DATA LINES:
---------------

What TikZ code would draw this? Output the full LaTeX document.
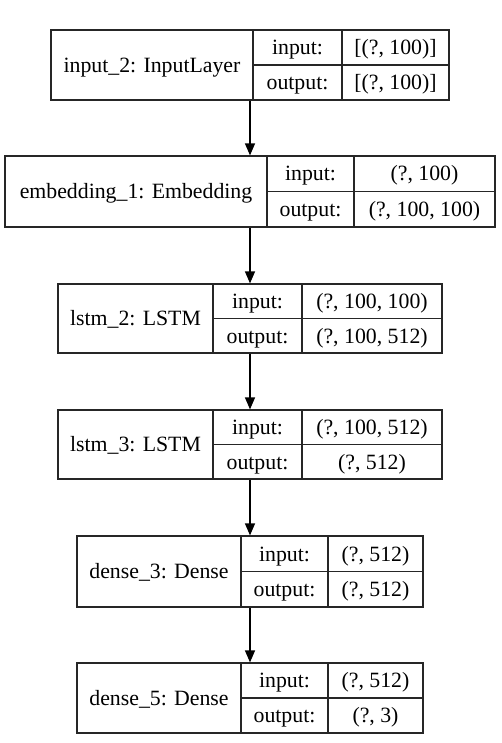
\documentclass[tikz,border=0pt]{standalone}
\usepackage{fontspec}
\setmainfont{Liberation Serif}
\usetikzlibrary{arrows.meta}
\newcommand\cellat[6]{%
  \node[cell, minimum width={(#3-#2)*1pt}, minimum height={(#5-#4)*1pt}] (#1) at ({(#2+#3)/2},{(#4+#5)/2}) {#6};}
\newcommand\kerasbox[9]{% name, L, D1, D2, R, T, B, label, input value
  \cellat{#1}{#2}{#5}{#6}{#7}{}%
  \cellat{#1-lab}{#2}{#3}{#6}{#7}{#8}%
  \cellat{#1-in}{#3}{#4}{#6}{(#6+#7)/2}{input:}%
  \cellat{#1-out}{#3}{#4}{(#6+#7)/2}{#7}{output:}%
  \cellat{#1-inv}{#4}{#5}{#6}{(#6+#7)/2}{#9}%
}
\newcommand\outval[6]{% name, D2, R, T, B, text
  \cellat{#1-outv}{#2}{#3}{(#4+#5)/2}{#5}{#6}}
\begin{document}
\begin{tikzpicture}[x=1pt,y=-1pt,
  cell/.style={draw=black!85, line width=1.2pt, inner sep=0pt, text height=14.5pt, text depth=0pt,
    font=\fontsize{21.8}{25}\selectfont, align=center},
  arr/.style={line width=1.3pt, -{Triangle[length=12pt,width=10pt]}}]
\useasboundingbox (0,0) rectangle (501,743);
\fill[white] (0,0) rectangle (501,743);
\kerasbox{L1}{51}{253}{342}{449}{30}{100}{input\_2: InputLayer}{[(?, 100)]}
\outval{L1}{342}{449}{30}{100}{[(?, 100)]}
\kerasbox{L2}{5}{267}{354}{495}{156}{227}{embedding\_1: Embedding}{(?, 100)}
\outval{L2}{354}{495}{156}{227}{(?, 100, 100)}
\kerasbox{L3}{58}{213}{302}{442}{284}{353}{lstm\_2: LSTM}{(?, 100, 100)}
\outval{L3}{302}{442}{284}{353}{(?, 100, 512)}
\kerasbox{L4}{58}{213}{302}{442}{410}{479}{lstm\_3: LSTM}{(?, 100, 512)}
\outval{L4}{302}{442}{410}{479}{(?, 512)}
\kerasbox{L5}{77}{241}{328}{423}{536}{607}{dense\_3: Dense}{(?, 512)}
\outval{L5}{328}{423}{536}{607}{(?, 512)}
\kerasbox{L6}{77}{241}{328}{423}{663}{733}{dense\_5: Dense}{(?, 512)}
\outval{L6}{328}{423}{663}{733}{(?, 3)}
\draw[arr] (L1.south) -- (L2.north);
\draw[arr] (L2.south) -- (L3.north);
\draw[arr] (L3.south) -- (L4.north);
\draw[arr] (L4.south) -- (L5.north);
\draw[arr] (L5.south) -- (L6.north);
\end{tikzpicture}
\end{document}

---------------

WHAT IS ASKED: Write out the listing word for word, omitting the pictures it holds.

OUTPUT:
What TikZ code would draw this? Output the full LaTeX document.
\documentclass[tikz,border=0pt]{standalone}
\usepackage{fontspec}
\setmainfont{Liberation Serif}
\usetikzlibrary{arrows.meta}
\newcommand\cellat[6]{%
  \node[cell, minimum width={(#3-#2)*1pt}, minimum height={(#5-#4)*1pt}] (#1) at ({(#2+#3)/2},{(#4+#5)/2}) {#6};}
\newcommand\kerasbox[9]{% name, L, D1, D2, R, T, B, label, input value
  \cellat{#1}{#2}{#5}{#6}{#7}{}%
  \cellat{#1-lab}{#2}{#3}{#6}{#7}{#8}%
  \cellat{#1-in}{#3}{#4}{#6}{(#6+#7)/2}{input:}%
  \cellat{#1-out}{#3}{#4}{(#6+#7)/2}{#7}{output:}%
  \cellat{#1-inv}{#4}{#5}{#6}{(#6+#7)/2}{#9}%
}
\newcommand\outval[6]{% name, D2, R, T, B, text
  \cellat{#1-outv}{#2}{#3}{(#4+#5)/2}{#5}{#6}}
\begin{document}
\begin{tikzpicture}[x=1pt,y=-1pt,
  cell/.style={draw=black!85, line width=1.2pt, inner sep=0pt, text height=14.5pt, text depth=0pt,
    font=\fontsize{21.8}{25}\selectfont, align=center},
  arr/.style={line width=1.3pt, -{Triangle[length=12pt,width=10pt]}}]
\useasboundingbox (0,0) rectangle (501,743);
\fill[white] (0,0) rectangle (501,743);
\kerasbox{L1}{51}{253}{342}{449}{30}{100}{input\_2: InputLayer}{[(?, 100)]}
\outval{L1}{342}{449}{30}{100}{[(?, 100)]}
\kerasbox{L2}{5}{267}{354}{495}{156}{227}{embedding\_1: Embedding}{(?, 100)}
\outval{L2}{354}{495}{156}{227}{(?, 100, 100)}
\kerasbox{L3}{58}{213}{302}{442}{284}{353}{lstm\_2: LSTM}{(?, 100, 100)}
\outval{L3}{302}{442}{284}{353}{(?, 100, 512)}
\kerasbox{L4}{58}{213}{302}{442}{410}{479}{lstm\_3: LSTM}{(?, 100, 512)}
\outval{L4}{302}{442}{410}{479}{(?, 512)}
\kerasbox{L5}{77}{241}{328}{423}{536}{607}{dense\_3: Dense}{(?, 512)}
\outval{L5}{328}{423}{536}{607}{(?, 512)}
\kerasbox{L6}{77}{241}{328}{423}{663}{733}{dense\_5: Dense}{(?, 512)}
\outval{L6}{328}{423}{663}{733}{(?, 3)}
\draw[arr] (L1.south) -- (L2.north);
\draw[arr] (L2.south) -- (L3.north);
\draw[arr] (L3.south) -- (L4.north);
\draw[arr] (L4.south) -- (L5.north);
\draw[arr] (L5.south) -- (L6.north);
\end{tikzpicture}
\end{document}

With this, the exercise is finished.